Given you are a guitarist, you can, like me, use the same methods you learn guitar stuff to train your voice. Mic yourself up, cut the low bass, compress and reverb, google karaoke/instrumental versions of songs you know and try singing them. Let your musical ear guide you.

For the longest time, i couldn't figure out 'falsetto' and the higher notes, always straining at the top, until i realised falsetto is just singing in a monty python female voice. All you have to do is sing in that and work backwards, working out how to connect it to your 'chest' voice by 'yawning' it back. I am still confused between chest, head and falsetto because the information online is conflicting.

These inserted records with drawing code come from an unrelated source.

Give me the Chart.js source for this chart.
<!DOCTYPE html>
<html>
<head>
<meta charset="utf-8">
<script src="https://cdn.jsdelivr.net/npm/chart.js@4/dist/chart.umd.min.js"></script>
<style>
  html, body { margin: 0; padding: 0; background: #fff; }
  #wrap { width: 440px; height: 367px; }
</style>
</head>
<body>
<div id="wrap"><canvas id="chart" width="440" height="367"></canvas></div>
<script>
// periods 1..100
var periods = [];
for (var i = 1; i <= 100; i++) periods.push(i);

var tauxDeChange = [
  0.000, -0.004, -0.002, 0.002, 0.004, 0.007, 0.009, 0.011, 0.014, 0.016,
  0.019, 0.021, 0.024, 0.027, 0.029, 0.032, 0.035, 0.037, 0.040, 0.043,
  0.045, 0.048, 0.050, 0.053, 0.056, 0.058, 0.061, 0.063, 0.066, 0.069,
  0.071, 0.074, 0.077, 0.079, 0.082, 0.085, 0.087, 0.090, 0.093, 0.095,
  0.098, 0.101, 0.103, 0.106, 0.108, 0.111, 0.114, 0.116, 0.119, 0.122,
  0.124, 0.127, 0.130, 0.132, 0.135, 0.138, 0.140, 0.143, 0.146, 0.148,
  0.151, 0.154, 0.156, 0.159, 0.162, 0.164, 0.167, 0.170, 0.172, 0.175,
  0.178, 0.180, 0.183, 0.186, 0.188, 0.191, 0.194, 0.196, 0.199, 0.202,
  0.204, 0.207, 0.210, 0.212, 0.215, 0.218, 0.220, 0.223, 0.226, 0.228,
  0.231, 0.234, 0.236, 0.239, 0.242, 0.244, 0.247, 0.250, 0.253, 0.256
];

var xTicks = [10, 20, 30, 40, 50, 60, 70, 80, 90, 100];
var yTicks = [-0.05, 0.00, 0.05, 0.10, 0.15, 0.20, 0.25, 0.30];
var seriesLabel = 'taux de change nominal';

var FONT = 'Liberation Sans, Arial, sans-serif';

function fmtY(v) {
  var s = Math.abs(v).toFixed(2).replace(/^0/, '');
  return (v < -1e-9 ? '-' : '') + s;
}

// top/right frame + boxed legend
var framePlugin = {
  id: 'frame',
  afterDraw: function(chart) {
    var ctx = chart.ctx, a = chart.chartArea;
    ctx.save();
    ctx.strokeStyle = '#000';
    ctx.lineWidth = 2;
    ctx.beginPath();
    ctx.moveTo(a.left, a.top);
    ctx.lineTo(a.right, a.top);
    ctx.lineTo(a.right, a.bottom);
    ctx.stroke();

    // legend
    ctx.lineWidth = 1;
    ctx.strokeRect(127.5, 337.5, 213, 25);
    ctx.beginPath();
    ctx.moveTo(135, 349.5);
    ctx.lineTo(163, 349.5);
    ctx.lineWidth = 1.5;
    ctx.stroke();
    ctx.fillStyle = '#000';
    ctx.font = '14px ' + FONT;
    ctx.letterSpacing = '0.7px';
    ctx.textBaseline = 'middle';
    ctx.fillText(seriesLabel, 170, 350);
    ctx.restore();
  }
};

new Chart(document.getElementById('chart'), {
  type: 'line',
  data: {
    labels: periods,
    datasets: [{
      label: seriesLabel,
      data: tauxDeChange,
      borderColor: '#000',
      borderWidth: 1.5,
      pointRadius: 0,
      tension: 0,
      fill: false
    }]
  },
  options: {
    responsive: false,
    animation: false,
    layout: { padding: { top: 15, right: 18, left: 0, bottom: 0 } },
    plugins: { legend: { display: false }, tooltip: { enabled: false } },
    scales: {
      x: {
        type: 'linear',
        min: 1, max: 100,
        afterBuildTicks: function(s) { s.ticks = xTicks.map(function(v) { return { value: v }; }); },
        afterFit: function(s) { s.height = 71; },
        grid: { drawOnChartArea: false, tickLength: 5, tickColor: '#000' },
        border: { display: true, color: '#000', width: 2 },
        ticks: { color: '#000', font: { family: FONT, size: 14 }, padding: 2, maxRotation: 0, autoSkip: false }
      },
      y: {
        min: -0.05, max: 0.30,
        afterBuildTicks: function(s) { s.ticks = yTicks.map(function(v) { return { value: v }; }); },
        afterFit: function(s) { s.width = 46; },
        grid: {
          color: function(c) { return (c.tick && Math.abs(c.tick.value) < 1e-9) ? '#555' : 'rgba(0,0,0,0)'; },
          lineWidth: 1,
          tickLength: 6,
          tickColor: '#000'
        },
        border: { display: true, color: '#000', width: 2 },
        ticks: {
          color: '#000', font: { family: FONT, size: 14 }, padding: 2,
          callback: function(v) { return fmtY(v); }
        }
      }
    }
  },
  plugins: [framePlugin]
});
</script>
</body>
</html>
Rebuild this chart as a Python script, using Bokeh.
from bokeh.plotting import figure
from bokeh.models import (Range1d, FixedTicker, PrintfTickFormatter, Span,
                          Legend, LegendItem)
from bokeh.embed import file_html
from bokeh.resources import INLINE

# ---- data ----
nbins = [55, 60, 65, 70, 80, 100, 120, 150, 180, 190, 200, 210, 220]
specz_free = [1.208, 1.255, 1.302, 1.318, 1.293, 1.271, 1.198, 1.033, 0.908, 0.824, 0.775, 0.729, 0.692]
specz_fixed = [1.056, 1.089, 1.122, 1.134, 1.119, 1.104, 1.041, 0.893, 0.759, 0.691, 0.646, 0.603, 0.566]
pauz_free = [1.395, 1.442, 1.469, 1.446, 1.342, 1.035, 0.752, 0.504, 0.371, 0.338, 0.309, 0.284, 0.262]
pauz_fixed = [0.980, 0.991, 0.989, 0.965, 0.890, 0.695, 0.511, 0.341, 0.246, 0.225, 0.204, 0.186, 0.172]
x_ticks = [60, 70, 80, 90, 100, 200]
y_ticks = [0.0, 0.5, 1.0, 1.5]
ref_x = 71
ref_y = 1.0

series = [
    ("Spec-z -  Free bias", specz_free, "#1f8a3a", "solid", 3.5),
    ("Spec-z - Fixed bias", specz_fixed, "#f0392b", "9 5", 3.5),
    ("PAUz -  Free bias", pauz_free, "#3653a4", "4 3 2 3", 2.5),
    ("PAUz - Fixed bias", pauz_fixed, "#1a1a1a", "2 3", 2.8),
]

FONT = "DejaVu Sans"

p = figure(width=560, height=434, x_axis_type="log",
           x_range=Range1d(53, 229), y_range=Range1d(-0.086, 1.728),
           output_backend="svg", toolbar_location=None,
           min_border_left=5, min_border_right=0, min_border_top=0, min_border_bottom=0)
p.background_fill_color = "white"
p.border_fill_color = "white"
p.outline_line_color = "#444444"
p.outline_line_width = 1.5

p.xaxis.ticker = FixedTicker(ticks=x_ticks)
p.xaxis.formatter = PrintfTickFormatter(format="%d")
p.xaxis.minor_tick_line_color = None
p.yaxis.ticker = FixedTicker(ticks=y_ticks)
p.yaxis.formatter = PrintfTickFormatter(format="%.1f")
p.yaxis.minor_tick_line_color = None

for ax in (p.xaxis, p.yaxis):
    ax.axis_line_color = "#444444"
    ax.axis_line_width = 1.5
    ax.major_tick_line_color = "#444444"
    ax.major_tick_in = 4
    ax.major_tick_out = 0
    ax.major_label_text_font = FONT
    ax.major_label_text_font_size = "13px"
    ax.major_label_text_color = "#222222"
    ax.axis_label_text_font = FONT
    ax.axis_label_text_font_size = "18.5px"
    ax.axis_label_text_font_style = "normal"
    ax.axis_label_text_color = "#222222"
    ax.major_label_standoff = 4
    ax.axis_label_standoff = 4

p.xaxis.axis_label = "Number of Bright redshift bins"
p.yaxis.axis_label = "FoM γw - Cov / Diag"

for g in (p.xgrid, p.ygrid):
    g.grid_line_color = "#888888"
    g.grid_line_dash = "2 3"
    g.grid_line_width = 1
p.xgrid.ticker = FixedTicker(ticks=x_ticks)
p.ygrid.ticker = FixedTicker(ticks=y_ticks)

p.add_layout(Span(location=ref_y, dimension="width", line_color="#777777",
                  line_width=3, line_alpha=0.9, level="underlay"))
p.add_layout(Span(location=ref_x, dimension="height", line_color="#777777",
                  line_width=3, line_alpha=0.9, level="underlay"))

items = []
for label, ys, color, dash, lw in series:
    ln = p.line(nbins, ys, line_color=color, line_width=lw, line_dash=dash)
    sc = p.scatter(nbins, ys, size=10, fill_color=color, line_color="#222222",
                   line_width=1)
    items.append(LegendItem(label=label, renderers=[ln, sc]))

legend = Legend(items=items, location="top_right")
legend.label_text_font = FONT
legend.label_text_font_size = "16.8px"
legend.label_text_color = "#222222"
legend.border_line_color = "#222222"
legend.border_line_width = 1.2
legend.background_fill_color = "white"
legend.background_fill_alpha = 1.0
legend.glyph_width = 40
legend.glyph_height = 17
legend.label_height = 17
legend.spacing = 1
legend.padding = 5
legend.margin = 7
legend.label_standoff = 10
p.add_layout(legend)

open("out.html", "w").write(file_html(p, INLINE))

Also, what are your goals? Do you want to increase your range? Is there a specific type of music you want to sing?

AC DC - you shook me all night long is a surprisingly easy song to sing falsetto.
Jeff Buckley/Leonard Cohen - Hallelujah has a pretty easy reach chest voice range.
and as hilarious as it sounds, 'Let it Go' from Frozen is a really good connective song because the verses are in chest voice and the bridge moves up to the chorus in falsetto
 
Last edited:
You can't learn singing without someone listening to you, just pay £20 an hour for a voice coach.

Assuming you aren't naturally talented like me, although that comes with years of musicianship.
 
You can't learn singing without someone listening to you, just pay £20 an hour for a voice coach.

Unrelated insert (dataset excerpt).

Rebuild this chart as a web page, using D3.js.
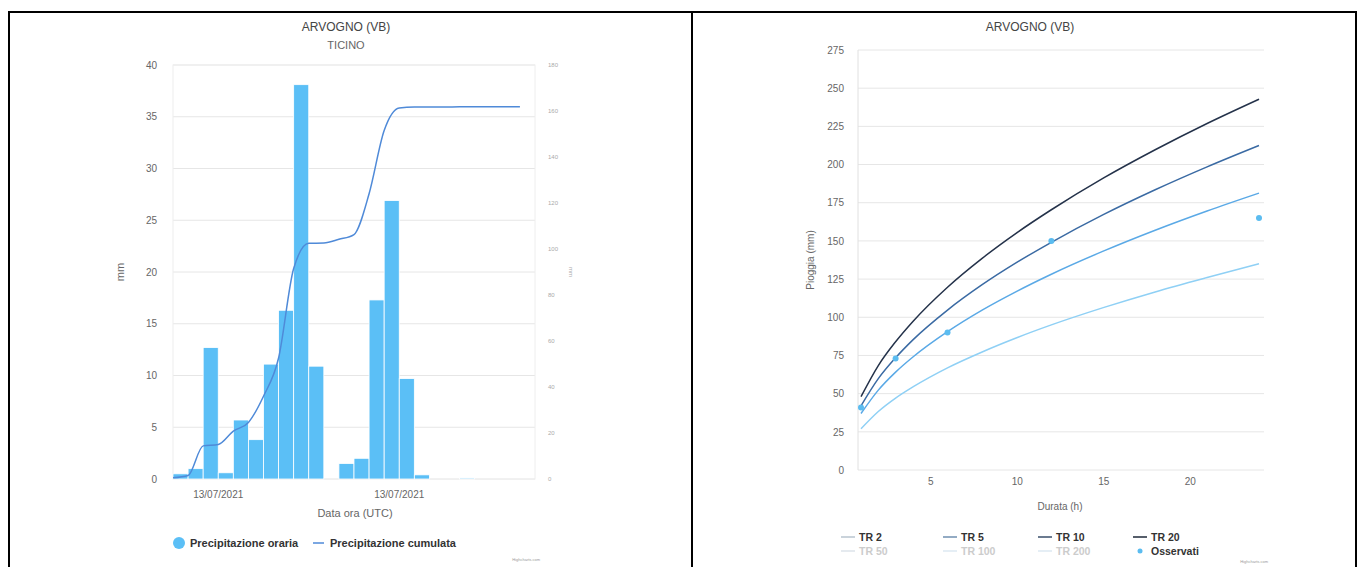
<!DOCTYPE html>
<html>
<head>
<meta charset="utf-8">
<script src="https://cdn.jsdelivr.net/npm/d3@7"></script>
<style>
  html, body { margin: 0; padding: 0; background: #fff; }
  svg { display: block; font-family: "Liberation Sans", Arial, sans-serif; }
</style>
</head>
<body>
<svg id="chart" width="1358" height="567"></svg>
<script>
// ---- Hourly rainfall, station ARVOGNO (VB), basin TICINO ----
const hourIndex = d3.range(24);
const hourlyRain = [0.5, 1.0, 12.7, 0.6, 5.7, 3.8, 11.1, 16.3, 38.1, 10.9, 0, 1.5,
                    2.0, 17.3, 26.9, 9.7, 0.4, 0, 0, 0.1, 0, 0, 0, 0];
const cumulativeRain = [0.5, 1.5, 14.4, 15.0, 20.8, 24.6, 36.0, 52.6, 91.5, 102.5, 102.6, 104.2,
                        106.3, 124.0, 151.5, 161.3, 161.7, 161.7, 161.7, 161.8, 161.8, 161.8, 161.8, 161.8];
const dateTickIndex = [3, 15];
const dateTickLabels = ["13/07/2021", "13/07/2021"];
const leftTicks = [0, 5, 10, 15, 20, 25, 30, 35, 40];
const rightTicks = [0, 20, 40, 60, 80, 100, 120, 140, 160, 180];

// ---- Depth-duration curves (return periods) and observed maxima ----
const durations = [1, 2, 3, 4, 6, 8, 10, 12, 15, 18, 21, 24];
const tr2  = [27, 38.3, 47.1, 54.4, 66.9, 77.3, 86.6, 95.0, 106.3, 116.6, 126.0, 135.0];
const tr5  = [37, 52.3, 64.1, 74.0, 90.6, 104.7, 117.0, 128.2, 143.3, 157.0, 169.6, 181.3];
const tr10 = [42, 59.8, 73.5, 85.2, 104.7, 121.3, 135.9, 149.1, 167.2, 183.5, 198.5, 212.5];
const tr20 = [48, 68.4, 84.0, 97.3, 119.7, 138.6, 155.3, 170.4, 191.1, 209.7, 226.9, 242.8];
const observedDurations = [1, 3, 6, 12, 24];
const observedRain = [41, 73, 90, 150, 165];
const pioggiaTicks = [0, 25, 50, 75, 100, 125, 150, 175, 200, 225, 250, 275];
const durataTicks = [5, 10, 15, 20];

const svg = d3.select("#chart");
const gridColor = "#e6e6e6";
const labelColor = "#666";

// Outer frame with the two panels
svg.append("rect").attr("x", 9).attr("y", 12).attr("width", 1347).attr("height", 580)
  .attr("fill", "none").attr("stroke", "#000").attr("stroke-width", 2);
svg.append("line").attr("x1", 692).attr("x2", 692).attr("y1", 12).attr("y2", 567)
  .attr("stroke", "#000").attr("stroke-width", 2);

// ================= Left panel: hourly + cumulative rainfall =================
const L = { left: 173, right: 535, top: 65, bottom: 479 };
const xBand = d3.scaleBand().domain(hourIndex).range([L.left, L.right]).padding(0);
const yLeft = d3.scaleLinear().domain([0, 40]).range([L.bottom, L.top]);
const yRight = d3.scaleLinear().domain([0, 180]).range([L.bottom, L.top]);

svg.append("text").attr("x", 346).attr("y", 31).attr("text-anchor", "middle")
  .attr("font-size", 12).attr("fill", "#444").text("ARVOGNO (VB)");
svg.append("text").attr("x", 346).attr("y", 49).attr("text-anchor", "middle")
  .attr("font-size", 11).attr("fill", "#666").text("TICINO");

// Horizontal gridlines + left axis
svg.append("g").selectAll("line").data(leftTicks).join("line")
  .attr("x1", L.left).attr("x2", L.right)
  .attr("y1", d => yLeft(d)).attr("y2", d => yLeft(d))
  .attr("stroke", gridColor).attr("stroke-width", 1);
svg.append("rect").attr("x", L.left).attr("y", L.top).attr("width", L.right - L.left)
  .attr("height", L.bottom - L.top).attr("fill", "none").attr("stroke", "#eeeeee");

const axisLeft = d3.axisLeft(yLeft).tickValues(leftTicks).tickSize(0).tickPadding(0);
svg.append("g").attr("transform", `translate(${L.left - 16},0)`).call(axisLeft)
  .call(g => g.select(".domain").remove())
  .call(g => g.selectAll("text").attr("font-size", 10).attr("fill", labelColor)
    .attr("font-family", "Liberation Sans, Arial, sans-serif"));

const axisRight = d3.axisRight(yRight).tickValues(rightTicks).tickSize(0).tickPadding(0);
svg.append("g").attr("transform", `translate(${L.right + 13},0)`).call(axisRight)
  .call(g => g.select(".domain").remove())
  .call(g => g.selectAll("text").attr("font-size", 6).attr("fill", "#aaa")
    .attr("font-family", "Liberation Sans, Arial, sans-serif"));

svg.append("text").attr("transform", `translate(124,${(L.top + L.bottom) / 2}) rotate(-90)`)
  .attr("text-anchor", "middle").attr("font-size", 11).attr("fill", labelColor).text("mm");
svg.append("text").attr("transform", `translate(569,${(L.top + L.bottom) / 2}) rotate(90)`)
  .attr("text-anchor", "middle").attr("font-size", 6).attr("fill", "#aaa").text("mm");

// Bars
svg.append("g").selectAll("rect").data(hourIndex).join("rect")
  .attr("x", i => xBand(i))
  .attr("y", i => yLeft(hourlyRain[i]))
  .attr("width", xBand.bandwidth())
  .attr("height", i => yLeft(0) - yLeft(hourlyRain[i]))
  .attr("fill", "#5bbff6").attr("stroke", "#fff").attr("stroke-width", 0.8);

// Cumulative line
const cumLine = d3.line()
  .x(i => xBand(i))
  .y(i => yRight(cumulativeRain[i]))
  .curve(d3.curveMonotoneX);
svg.append("path").datum(hourIndex).attr("d", cumLine)
  .attr("fill", "none").attr("stroke", "#4f8ad8").attr("stroke-width", 1.5);

// Date labels
svg.append("g").selectAll("text").data(dateTickIndex).join("text")
  .attr("x", i => xBand(i)).attr("y", 498).attr("text-anchor", "middle")
  .attr("font-size", 10).attr("fill", labelColor)
  .text((d, k) => dateTickLabels[k]);
svg.append("text").attr("x", 355).attr("y", 517).attr("text-anchor", "middle")
  .attr("font-size", 11).attr("fill", labelColor).text("Data ora (UTC)");

// Legend
svg.append("circle").attr("cx", 179).attr("cy", 543).attr("r", 6).attr("fill", "#5bbff6");
svg.append("text").attr("x", 190).attr("y", 547).attr("font-size", 11).attr("font-weight", "bold")
  .attr("fill", "#333").text("Precipitazione oraria");
svg.append("line").attr("x1", 313).attr("x2", 324).attr("y1", 543).attr("y2", 543)
  .attr("stroke", "#4f8ad8").attr("stroke-width", 1.5);
svg.append("text").attr("x", 330).attr("y", 547).attr("font-size", 11).attr("font-weight", "bold")
  .attr("fill", "#333").text("Precipitazione cumulata");
svg.append("text").attr("x", 540).attr("y", 561).attr("text-anchor", "end")
  .attr("font-size", 4).attr("fill", "#999").text("Highcharts.com");

// ================= Right panel: depth-duration curves =================
const R = { left: 858, right: 1264, top: 50, bottom: 470 };
const xDur = d3.scaleLinear().domain([1, 24]).range([861, 1259]);
const yRain = d3.scaleLinear().domain([0, 275]).range([R.bottom, R.top]);

svg.append("text").attr("x", 1030).attr("y", 31).attr("text-anchor", "middle")
  .attr("font-size", 12).attr("fill", "#444").text("ARVOGNO (VB)");

svg.append("g").selectAll("line").data(pioggiaTicks).join("line")
  .attr("x1", R.left).attr("x2", R.right)
  .attr("y1", d => yRain(d)).attr("y2", d => yRain(d))
  .attr("stroke", gridColor).attr("stroke-width", 1);
svg.append("line").attr("x1", R.left).attr("x2", R.left).attr("y1", R.top).attr("y2", R.bottom)
  .attr("stroke", "#e0e0e0");

svg.append("g").attr("transform", `translate(${R.left - 14},0)`)
  .call(d3.axisLeft(yRain).tickValues(pioggiaTicks).tickSize(0).tickPadding(0))
  .call(g => g.select(".domain").remove())
  .call(g => g.selectAll("text").attr("font-size", 10).attr("fill", labelColor)
    .attr("font-family", "Liberation Sans, Arial, sans-serif"));
svg.append("g").attr("transform", `translate(0,${R.bottom + 8})`)
  .call(d3.axisBottom(xDur).tickValues(durataTicks).tickSize(0).tickPadding(0))
  .call(g => g.select(".domain").remove())
  .call(g => g.selectAll("text").attr("font-size", 10).attr("fill", labelColor)
    .attr("font-family", "Liberation Sans, Arial, sans-serif"));

svg.append("text").attr("transform", `translate(814,${(R.top + R.bottom) / 2}) rotate(-90)`)
  .attr("text-anchor", "middle").attr("font-size", 10).attr("fill", labelColor).text("Pioggia (mm)");
svg.append("text").attr("x", 1060).attr("y", 510).attr("text-anchor", "middle")
  .attr("font-size", 10).attr("fill", labelColor).text("Durata (h)");

const curves = [
  { name: "TR 2", values: tr2, color: "#8fd0f5" },
  { name: "TR 5", values: tr5, color: "#5aa9e6" },
  { name: "TR 10", values: tr10, color: "#3a6aa3" },
  { name: "TR 20", values: tr20, color: "#24324a" }
];
const ddLine = d3.line().curve(d3.curveMonotoneX);
svg.append("g").selectAll("path").data(curves).join("path")
  .attr("d", c => ddLine(durations.map((d, k) => [xDur(d), yRain(c.values[k])])))
  .attr("fill", "none").attr("stroke", c => c.color).attr("stroke-width", 1.5);

svg.append("g").selectAll("circle").data(observedDurations).join("circle")
  .attr("cx", d => xDur(d)).attr("cy", (d, k) => yRain(observedRain[k]))
  .attr("r", 3).attr("fill", "#5bbcf0");

// Legend (hidden series greyed out)
const legendItems = [
  { name: "TR 2", color: "#b8c4cf", x: 841, y: 537, active: true },
  { name: "TR 5", color: "#6f8fb0", x: 943, y: 537, active: true },
  { name: "TR 10", color: "#3a4f6b", x: 1038, y: 537, active: true },
  { name: "TR 20", color: "#1f2a3a", x: 1133, y: 537, active: true },
  { name: "TR 50", color: "#dde3ea", x: 841, y: 551, active: false },
  { name: "TR 100", color: "#dde8f2", x: 943, y: 551, active: false },
  { name: "TR 200", color: "#dde8f2", x: 1038, y: 551, active: false }
];
const lg = svg.append("g");
legendItems.forEach(it => {
  lg.append("line").attr("x1", it.x).attr("x2", it.x + 14).attr("y1", it.y).attr("y2", it.y)
    .attr("stroke", it.color).attr("stroke-width", 1.5);
  lg.append("text").attr("x", it.x + 18).attr("y", it.y + 4).attr("font-size", 10.5)
    .attr("font-weight", "bold").attr("fill", it.active ? "#333" : "#ccc").text(it.name);
});
lg.append("circle").attr("cx", 1140).attr("cy", 551).attr("r", 2.5).attr("fill", "#5bbcf0");
lg.append("text").attr("x", 1151).attr("y", 555).attr("font-size", 10.5)
  .attr("font-weight", "bold").attr("fill", "#333").text("Osservati");
svg.append("text").attr("x", 1268).attr("y", 563).attr("text-anchor", "end")
  .attr("font-size", 4).attr("fill", "#999").text("Highcharts.com");
</script>
</body>
</html>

Assuming you aren't naturally talented like me, although that comes with years of musicianship.

pitchfork AKA Tuningfork !
 
Surprised you put this in GD!

The Kevin Richards videos on Rock the Stage NYC channel have been the most helpful in terms of explaining and describing the techniques required to hit those rock god notes. Its hard to find truly inspirational teachers because they are explaining entirely internal processes.

Given you are a guitarist, you can, like me, use the same methods you learn guitar stuff to train your voice. Mic yourself up, cut the low bass, compress and reverb, google karaoke/instrumental versions of songs you know and try singing them. Let your musical ear guide you.

For the longest time, i couldn't figure out 'falsetto' and the higher notes, always straining at the top, until i realised falsetto is just singing in a monty python female voice. All you have to do is sing in that and work backwards, working out how to connect it to your 'chest' voice by 'yawning' it back. I am still confused between chest, head and falsetto because the information online is conflicting.

Also, what are your goals? Do you want to increase your range? Is there a specific type of music you want to sing?

AC DC - you shook me all night long is a surprisingly easy song to sing falsetto.
Jeff Buckley/Leonard Cohen - Hallelujah has a pretty easy reach chest voice range.
and as hilarious as it sounds, 'Let it Go' from Frozen is a really good connective song because the verses are in chest voice and the bridge moves up to the chorus in falsetto

Falsetto and headvoice are the same thing some people just call them different names. Falsetto is old terminology used.

Then you have your passaggio between them that is your break point or the "Speed hump" you'll hear when going up holding a long note from low to high and back down.

Key is to not have that speed hump basically by training your voice to become one big long note with no break.

TLDR

Ken tamplin. Also OP that's why I said get lessons, if you just "sing yourself" I promise you are just going to have a bad time.

Singing properly is illogical at times. For example sometimes you should hold your breath when you sing (i've not exactly explained this well but... you get the idea). Sound retarded? yes it is that's why you take lessons and don't sing on your own.... you'll have a bad time if you do. Depends how serious you are though up to you.
 
Last edited:
You can't learn singing without someone listening to you, just pay £20 an hour for a voice coach.

Assuming you aren't naturally talented like me, although that comes with years of musicianship.

Absolute rubbish, not least because like anything, true mastery requires constant, daily practice. Me thinks you are defending your profession :p Waste of a perfectly good £20 x infinity.

And are you saying you are naturally talented, or you aren't. If the former, can you please get some samples of your voice up here?